— START —

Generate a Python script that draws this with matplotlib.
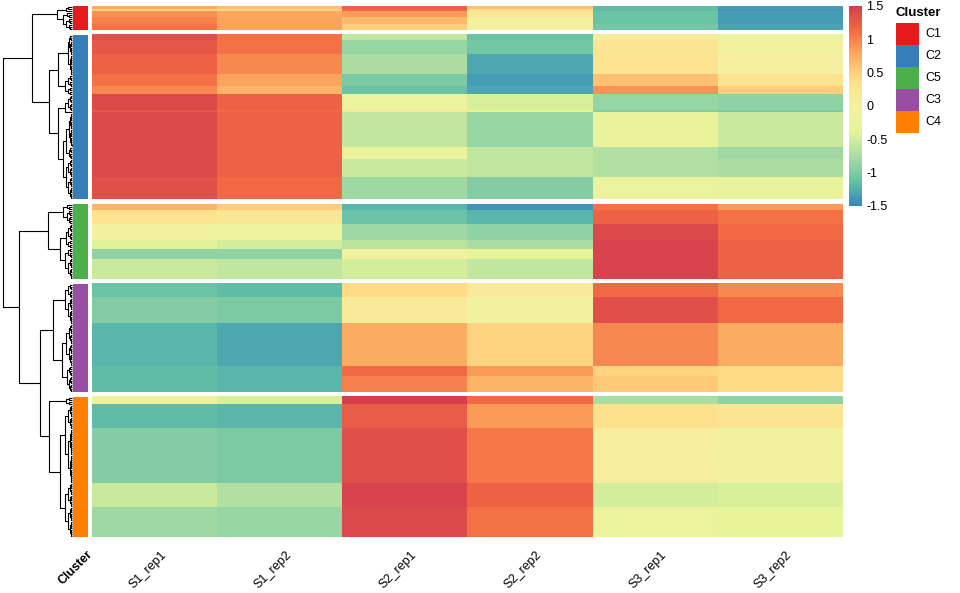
import numpy as np
import matplotlib
matplotlib.use("Agg")
import matplotlib.pyplot as plt
from matplotlib.colors import LinearSegmentedColormap, Normalize
from matplotlib.patches import Rectangle

plt.rcParams['font.family'] = ['Liberation Sans', 'DejaVu Sans']

samples = ['S1_rep1', 'S1_rep2', 'S2_rep1', 'S2_rep2', 'S3_rep1', 'S3_rep2']
cluster_order = ['C1', 'C2', 'C5', 'C3', 'C4']
legend_order = ['C1', 'C2', 'C5', 'C3', 'C4']
cluster_colors = {'C1': '#E41A1C', 'C2': '#377EB8', 'C5': '#4DAF4A',
                  'C3': '#984EA3', 'C4': '#FF7F00'}

# row bands: values for the 6 samples, and how many genes share them
C1_vals = [[0.75, 0.6, 1.2, 0.6, -1.15, -1.35],
           [0.45, 0.45, 1.15, 0.35, -1.15, -1.4],
           [0.92, 0.78, 0.85, 0.2, -1.1, -1.35],
           [1.0, 0.82, 0.65, 0.02, -1.1, -1.35],
           [1.08, 0.82, 0.5, 0.03, -1.05, -1.32]]
C1_n = [2, 1, 3, 3, 3]

C2_vals = [[1.35, 1.1, -0.6, -1.1, 0.1, -0.2],
           [1.3, 1.1, -0.85, -1.05, 0.25, -0.1],
           [1.2, 0.95, -0.75, -1.3, 0.3, 0.0],
           [1.1, 0.8, -1.0, -1.35, 0.6, 0.3],
           [0.95, 0.7, -1.1, -1.3, 0.9, 0.5],
           [1.4, 1.2, -0.2, -0.45, -0.85, -0.9],
           [1.3, 1.15, 0.2, -0.3, -0.95, -1.0],
           [1.4, 1.2, -0.6, -0.85, -0.3, -0.55],
           [1.4, 1.2, -0.2, -0.6, -0.7, -0.8],
           [1.4, 1.2, -0.55, -0.6, -0.7, -0.75],
           [1.35, 1.15, -0.8, -0.95, -0.2, -0.3]]
C2_n = [3, 7, 10, 6, 4, 8, 1, 17, 6, 9, 11]

C5_vals = [[0.7, 0.5, -1.2, -1.4, 1.1, 0.85],
           [0.3, 0.2, -1.1, -1.2, 1.2, 1.1],
           [-0.1, -0.15, -0.8, -0.9, 1.4, 1.15],
           [-0.4, -0.5, -0.65, -0.75, 1.45, 1.2],
           [-0.9, -0.9, -0.1, -0.35, 1.45, 1.2],
           [-0.55, -0.6, -0.5, -0.6, 1.45, 1.2]]
C5_n = [3, 7, 8, 4, 5, 10]

C3_vals = [[-1.1, -1.15, 0.4, 0.15, 1.15, 0.95],
           [-0.95, -1.0, 0.15, -0.1, 1.35, 1.15],
           [-1.2, -1.3, 0.75, 0.45, 0.95, 0.75],
           [-1.15, -1.2, 1.15, 0.85, 0.45, 0.4],
           [-1.15, -1.2, 1.0, 0.7, 0.55, 0.4]]
C3_n = [7, 13, 21, 5, 8]

C4_vals = [[-0.2, -0.45, 1.5, 1.15, -0.75, -0.9],
           [-1.15, -1.2, 1.25, 0.85, 0.35, 0.25],
           [-0.95, -1.0, 1.35, 1.05, 0.05, -0.1],
           [-0.55, -0.7, 1.45, 1.2, -0.5, -0.45],
           [-0.8, -0.85, 1.4, 1.1, -0.2, -0.35]]
C4_n = [4, 12, 27, 12, 15]

# dendrogram: (merge height, left, right); ints are bands of the cluster
C1_tree = (0.22, (0.09, 0, 1), (0.13, 2, (0.08, 3, 4)))
C2_tree = (0.33, (0.2, (0.06, (0.04, 0, 1), 2), (0.1, 3, 4)),
                 (0.2, (0.1, 5, 6), (0.13, (0.08, 7, 8), (0.09, 9, 10))))
C5_tree = (0.35, (0.13, 0, 1), (0.17, (0.09, 2, 3), (0.1, 4, 5)))
C3_tree = (0.27, (0.1, 0, 1), (0.15, 2, (0.07, 3, 4)))
C4_tree = (0.33, 0, (0.17, (0.1, 1, 2), (0.1, 3, 4)))
top_tree = (1.0, (0.58, 'C1', 'C2'), (0.77, 'C5', (0.46, 'C3', 'C4')))

vals = {'C1': C1_vals, 'C2': C2_vals, 'C5': C5_vals, 'C3': C3_vals, 'C4': C4_vals}
counts = {'C1': C1_n, 'C2': C2_n, 'C5': C5_n, 'C3': C3_n, 'C4': C4_n}
trees = {'C1': C1_tree, 'C2': C2_tree, 'C5': C5_tree, 'C3': C3_tree, 'C4': C4_tree}

cmap = LinearSegmentedColormap.from_list('spec', ['#3288BD', '#66C2A5', '#ABDDA4', '#E6F598', '#F5F1A2',
                                                  '#FEE08B', '#FDAE61', '#F46D43', '#D53E4F'])
norm = Normalize(-1.5, 1.5)

W, H = 960, 593
fig = plt.figure(figsize=(W / 100, H / 100), dpi=100)


def box(x0, y0, x1, y1):
    return [x0 / W, 1 - y1 / H, (x1 - x0) / W, (y1 - y0) / H]


gap = 2.5
offset = {}
band_start = {}
pos = 0
for c in cluster_order:
    offset[c] = pos
    band_start[c] = pos + np.concatenate([[0], np.cumsum(counts[c])[:-1]])
    pos += sum(counts[c]) + gap
total = pos - gap

ax_h = fig.add_axes(box(92, 6, 843, 537))
ax_a = fig.add_axes(box(73, 6, 88, 537))
for c in cluster_order:
    arr = np.repeat(np.array(vals[c]), counts[c], axis=0)
    n = arr.shape[0]
    ax_h.imshow(arr, cmap=cmap, norm=norm, aspect='auto', interpolation='nearest',
                extent=(0, 6, offset[c] + n, offset[c]))
    ax_a.barh(offset[c] + n / 2, 1, height=n, left=0, color=cluster_colors[c])
for ax in (ax_h, ax_a):
    ax.set_ylim(total, 0)
    ax.axis('off')
ax_h.set_xlim(0, 6)
ax_a.set_xlim(0, 1)

# dendrogram
ax_d = fig.add_axes(box(3, 6, 72, 537))
ax_d.set_xlim(1.0, 0)
ax_d.set_ylim(total, 0)
ax_d.axis('off')


def link(a, b, h):
    ax_d.plot([a[1], h, h, b[1]], [a[0], a[0], b[0], b[0]], color='black', lw=0.8,
              solid_capstyle='butt', clip_on=False)


def band_tree(y0, n, top):
    if n == 1:
        return (y0 + 0.5, 0.0)
    k = n // 2
    a = band_tree(y0, k, top * 0.6)
    b = band_tree(y0 + k, n - k, top * 0.6)
    link(a, b, top)
    return ((a[0] + b[0]) / 2, top)


def draw_node(node, c, parent_h):
    if isinstance(node, str):
        return draw_node(trees[node], node, parent_h)
    if isinstance(node, int):
        return band_tree(band_start[c][node], counts[c][node], min(0.08, 0.6 * parent_h))
    h, l, r = node
    a = draw_node(l, c, h)
    b = draw_node(r, c, h)
    link(a, b, h)
    return ((a[0] + b[0]) / 2, h)


draw_node(top_tree, None, 1.0)

# colorbar
cax = fig.add_axes(box(849, 6, 862, 206))
cb = fig.colorbar(plt.cm.ScalarMappable(norm=norm, cmap=cmap), cax=cax)
cb.outline.set_visible(False)
cb.set_ticks([1.5, 1, 0.5, 0, -0.5, -1, -1.5])
cb.set_ticklabels(['1.5', '1', '0.5', '0', '-0.5', '-1', '-1.5'])
cax.tick_params(length=0, labelsize=9, pad=3)

# cluster legend
ax_l = fig.add_axes(box(880, 0, 960, 140))
ax_l.set_xlim(880, 960)
ax_l.set_ylim(140, 0)
ax_l.axis('off')
ax_l.text(895, 13, 'Cluster', fontsize=9.5, fontweight='bold', va='center', ha='left')
for i, c in enumerate(legend_order):
    ax_l.add_patch(Rectangle((896, 23 + 22 * i), 23, 22, color=cluster_colors[c], lw=0))
    ax_l.text(925, 34 + 22 * i, c, fontsize=9, va='center', ha='left')

# column labels
for i, s in enumerate(samples):
    x = 92 + 125 * (i + 0.5) + 10
    fig.text(x / W, 1 - 553 / H, s, rotation=45, ha='right', va='center',
             rotation_mode='anchor', fontsize=9)
fig.text(91 / W, 1 - 552 / H, 'Cluster', rotation=45, ha='right', va='center',
         rotation_mode='anchor', fontsize=9, fontweight='bold')

fig.savefig('out.png', dpi=100)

— END —

== Work instructions ==
Write out each line of the listing above, exactly, from its first line to the line holding "C3_n = [7, 13, 21, 5, 8]", inclusive. Skip the pictures.

== Full solution ==
Generate a Python script that draws this with matplotlib.
import numpy as np
import matplotlib
matplotlib.use("Agg")
import matplotlib.pyplot as plt
from matplotlib.colors import LinearSegmentedColormap, Normalize
from matplotlib.patches import Rectangle

plt.rcParams['font.family'] = ['Liberation Sans', 'DejaVu Sans']

samples = ['S1_rep1', 'S1_rep2', 'S2_rep1', 'S2_rep2', 'S3_rep1', 'S3_rep2']
cluster_order = ['C1', 'C2', 'C5', 'C3', 'C4']
legend_order = ['C1', 'C2', 'C5', 'C3', 'C4']
cluster_colors = {'C1': '#E41A1C', 'C2': '#377EB8', 'C5': '#4DAF4A',
                  'C3': '#984EA3', 'C4': '#FF7F00'}

# row bands: values for the 6 samples, and how many genes share them
C1_vals = [[0.75, 0.6, 1.2, 0.6, -1.15, -1.35],
           [0.45, 0.45, 1.15, 0.35, -1.15, -1.4],
           [0.92, 0.78, 0.85, 0.2, -1.1, -1.35],
           [1.0, 0.82, 0.65, 0.02, -1.1, -1.35],
           [1.08, 0.82, 0.5, 0.03, -1.05, -1.32]]
C1_n = [2, 1, 3, 3, 3]

C2_vals = [[1.35, 1.1, -0.6, -1.1, 0.1, -0.2],
           [1.3, 1.1, -0.85, -1.05, 0.25, -0.1],
           [1.2, 0.95, -0.75, -1.3, 0.3, 0.0],
           [1.1, 0.8, -1.0, -1.35, 0.6, 0.3],
           [0.95, 0.7, -1.1, -1.3, 0.9, 0.5],
           [1.4, 1.2, -0.2, -0.45, -0.85, -0.9],
           [1.3, 1.15, 0.2, -0.3, -0.95, -1.0],
           [1.4, 1.2, -0.6, -0.85, -0.3, -0.55],
           [1.4, 1.2, -0.2, -0.6, -0.7, -0.8],
           [1.4, 1.2, -0.55, -0.6, -0.7, -0.75],
           [1.35, 1.15, -0.8, -0.95, -0.2, -0.3]]
C2_n = [3, 7, 10, 6, 4, 8, 1, 17, 6, 9, 11]

C5_vals = [[0.7, 0.5, -1.2, -1.4, 1.1, 0.85],
           [0.3, 0.2, -1.1, -1.2, 1.2, 1.1],
           [-0.1, -0.15, -0.8, -0.9, 1.4, 1.15],
           [-0.4, -0.5, -0.65, -0.75, 1.45, 1.2],
           [-0.9, -0.9, -0.1, -0.35, 1.45, 1.2],
           [-0.55, -0.6, -0.5, -0.6, 1.45, 1.2]]
C5_n = [3, 7, 8, 4, 5, 10]

C3_vals = [[-1.1, -1.15, 0.4, 0.15, 1.15, 0.95],
           [-0.95, -1.0, 0.15, -0.1, 1.35, 1.15],
           [-1.2, -1.3, 0.75, 0.45, 0.95, 0.75],
           [-1.15, -1.2, 1.15, 0.85, 0.45, 0.4],
           [-1.15, -1.2, 1.0, 0.7, 0.55, 0.4]]
C3_n = [7, 13, 21, 5, 8]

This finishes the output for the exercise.